Cyril Cappi, Noémie Cohen, Mélanie Ducoffe et al.

This paper focuses on a Vision-based Landing task and presents the design and the validation of a dataset that would comply with the Operational Design Domain (ODD) of a Machine-Learning (ML) system. Relying on emerging certification standards, we describe the process for establishing ODDs at both the system and image levels. In the process, we present the translation of high-level system constraints into actionable image-level properties, allowing for the definition of verifiable Data Quality Requirements (DQRs). To illustrate this approach, we use the Landing Approach Runway Detection (LARD) dataset which combines synthetic imagery and real footage, and we focus on the steps required to verify the DQRs. The replicable framework presented in this paper addresses the challenges of designing a dataset compliant with the stringent needs of ML-based systems certification in safety-critical applications.

Mohammed Belcaid, Eric Bonnafous, Louis Crison et al.

In this paper, we present a development process of a drone detection system involving a machine learning object detection component. The purpose is to reach acceptable performance objectives and provide sufficient evidences, required by the recommendations (soon to be published) of the ED 324 / ARP 6983 standard, to gain confidence in the dependability of the designed system.

Hervé Delseny, Christophe Gabreau, Adrien Gauffriau et al.

Machine Learning (ML) seems to be one of the most promising solution to automate partially or completely some of the complex tasks currently realized by humans, such as driving vehicles, recognizing voice, etc. It is also an opportunity to implement and embed new capabilities out of the reach of classical implementation techniques. However, ML techniques introduce new potential risks. Therefore, they have only been applied in systems where their benefits are considered worth the increase of risk. In practice, ML techniques raise multiple challenges that could prevent their use in systems submitted to certification constraints. But what are the actual challenges? Can they be overcome by selecting appropriate ML techniques, or by adopting new engineering or certification practices? These are some of the questions addressed by the ML Certification 3 Workgroup (WG) set-up by the Institut de Recherche Technologique Saint Exupéry de Toulouse (IRT), as part of the DEEL Project.

Arthur Clavière, Eric Asselin, Christophe Garion et al.

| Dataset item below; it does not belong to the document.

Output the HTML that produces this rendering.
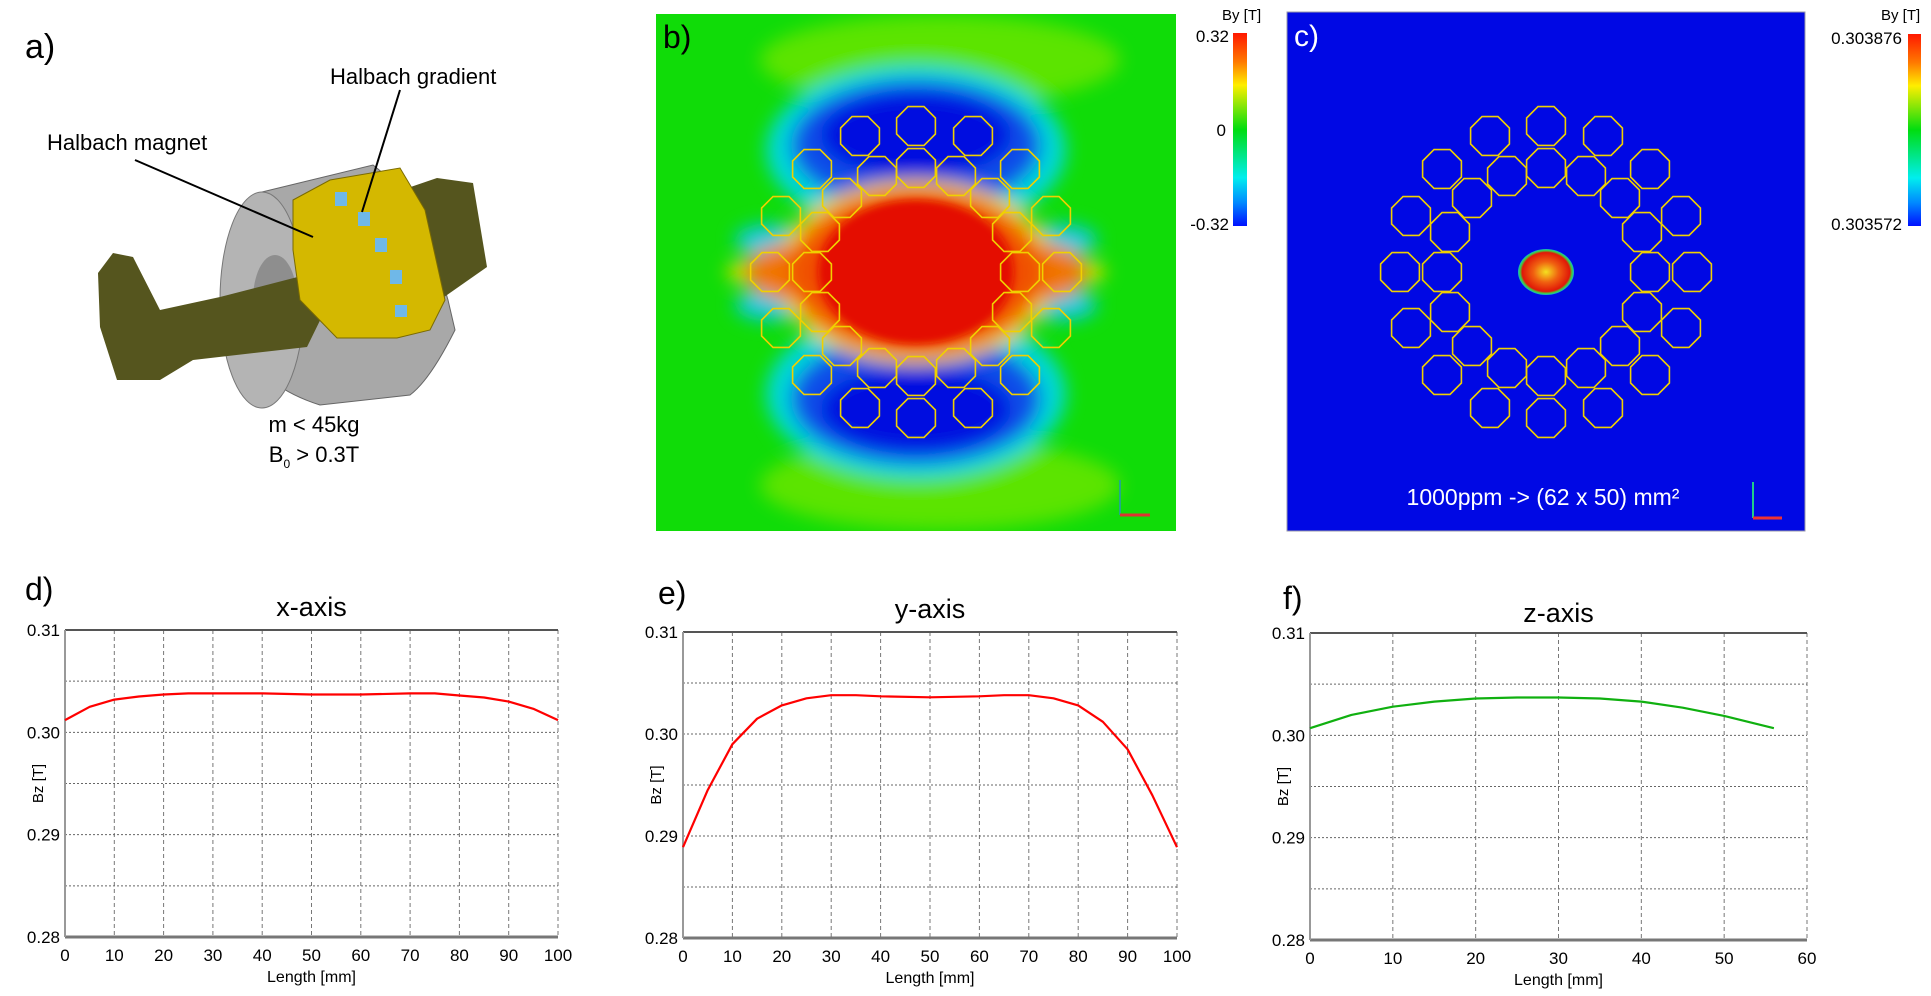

In this paper, we propose a system-level approach for verifying the safety of neural network controlled systems, combining a continuous-time physical system with a discrete-time neural network based controller. We assume a generic model for the controller that can capture both simple and complex behaviours involving neural networks. Based on this model, we perform a reachability analysis that soundly approximates the reachable states of the overall system, allowing to achieve a formal proof of safety. To this end, we leverage both validated simulation to approximate the behaviour of the physical system and abstract interpretation to approximate the behaviour of the controller. We evaluate the applicability of our approach using a real-world use case. Moreover, we show that our approach can provide valuable information when the system cannot be proved totally safe.